Kleiner Anteil von Mitarbeitern mit Empathie

Nun gibt es aber einen sehr kleinen Anteil von Mitarbeitern, die genau dieses tun. Es beginnt im Kleinen. Die Mitarbeiter setzen ihre ganze Empathie, Respekt und Toleranz gegenüber den Leistungsberechtigten ein. Ein Versuch etwas Menschlichkeit in das Hartz IV-System einzubringen. Sie evaluieren den Lebensweg ihres Gegenübers und suchen mit ihm gemeinsam den bestmöglichen Weg. So wird über die Zuweisung in eine Maßnahme gesprochen, in einen Ein-Euro-Job oder in die Vermittlung einer sozialversicherungspflichtigen Arbeit. Ein Weg, in dem zumindest kommuniziert wird. Jedoch ein Weg, insbesondere die Zuweisung in einen Ein-Euro-Job, der keine Perspektive bringt. Nur rund 2 Prozent dieser Billiglohnausbeute münden in ein festes Arbeitsverhältnis. Prekäre Beschäftigungsverhältnisse auf Kosten der Leistungsberechtigten. Nicht anders verhält es sich bei den Vermittlungsvorschlägen. Sofern überhaupt Vermittlungsvorschläge angeboten werden, liegen diese zumeist im Rahmen der Leih- oder Zeitarbeit. Oftmals gibt die Jobbörse der Bundesagentur für Arbeit nicht mehr her.

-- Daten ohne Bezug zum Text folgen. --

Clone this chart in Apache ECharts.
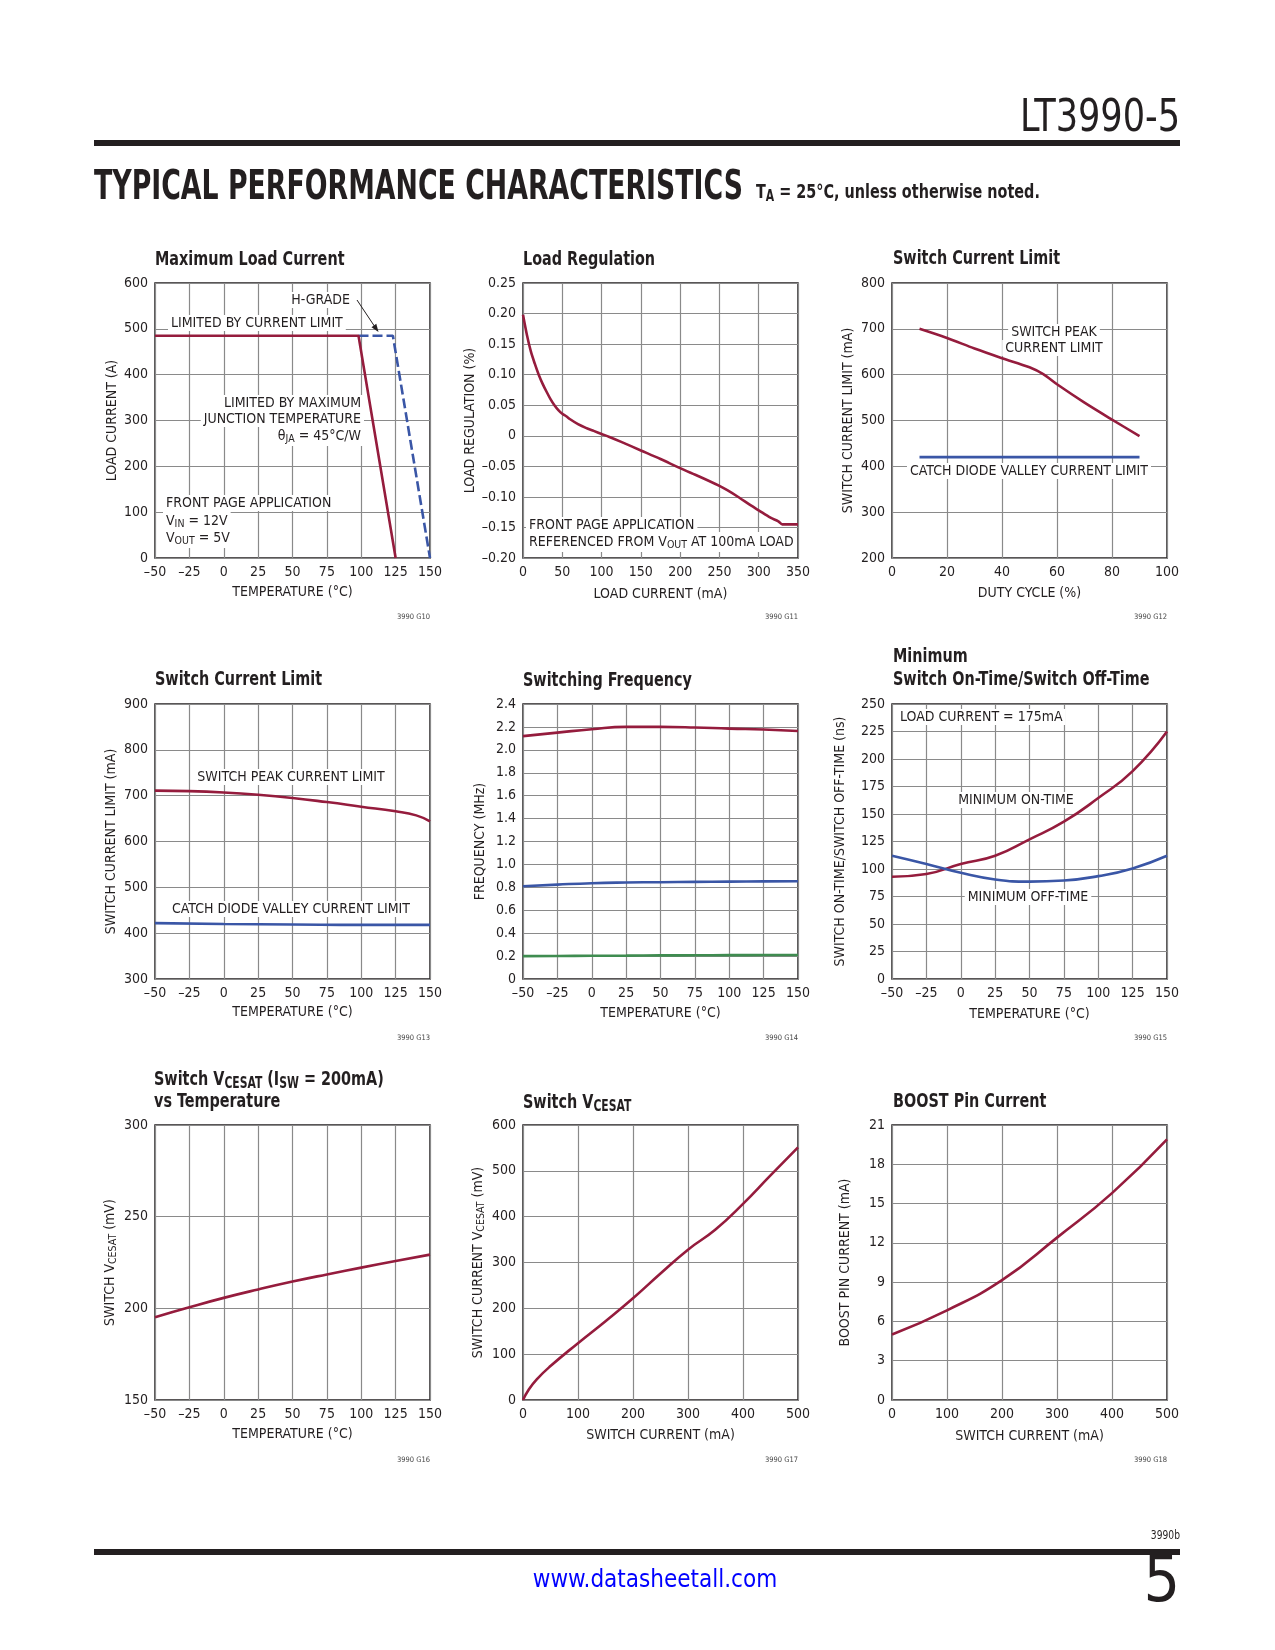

Vorschläge, die sich auf einer Niedriglohnebene befinden. Mag noch ein Einzelner mit dem Geld gerade so über die Runden kommen, wird es für eine Bedarfsgemeinschaft ab zwei Personen unmöglich. Die Abhängigkeit von Hartz IV bleibt bestehen. Die Verweildauer in diesem ebenso prekären Arbeitsverhältnis beträgt im Durchschnitt weniger als drei Monate bei über der Hälfte der Arbeitnehmer.

Zeitarbeit lässt eine Existenzgefahr entstehen

Eine weitere Existenzgefahr wird ebenso übersehen: die Berechnung des Einkommens stellt für die Zeitarbeiter und Jobcenter, aufgrund der verschobenen Lohnzahlung zu Mitte des Folgemonats, eine Hürde dar. Hartz IV wird im Voraus bezahlt. Bei Abgabe des Arbeitsvertrages wird sehr häufig ein fiktiver Lohn anhand der angegebenen Monatsstunden im Arbeitsvertrag hoch gerechnet. Unabhängig davon, ob der Leistungsberechtigte einen Einsatz hatte oder nicht. Die Folge daraus ist eine oftmals verminderte Zahlung vom Arbeitslosengeld II oder gar keine Zahlung. Zu diesem Problem kommt die verrutschte Zahlung durch das Zeitarbeitsunternehmen zu Mitte des Folgemonats. Der Leistungsberechtigte steht somit am Ersten des Folgemonats ohne Geld dar. Das interessiert jedoch keinen im Jobcenter. Solange kein Lohnzettel vorliegt, der auch entsprechend erst zu Mitte des Folgemonats kommt, wird keine Berechnung durchgeführt. Eine doppelte Bestrafung bei Verknechtung durch das Jobcenter und dem Zeitarbeitsunternehmen für gewillte Erwerbslose. Ein kurzfristiges und perspektivloses Denken durch die Mitarbeiter der Jobcenter.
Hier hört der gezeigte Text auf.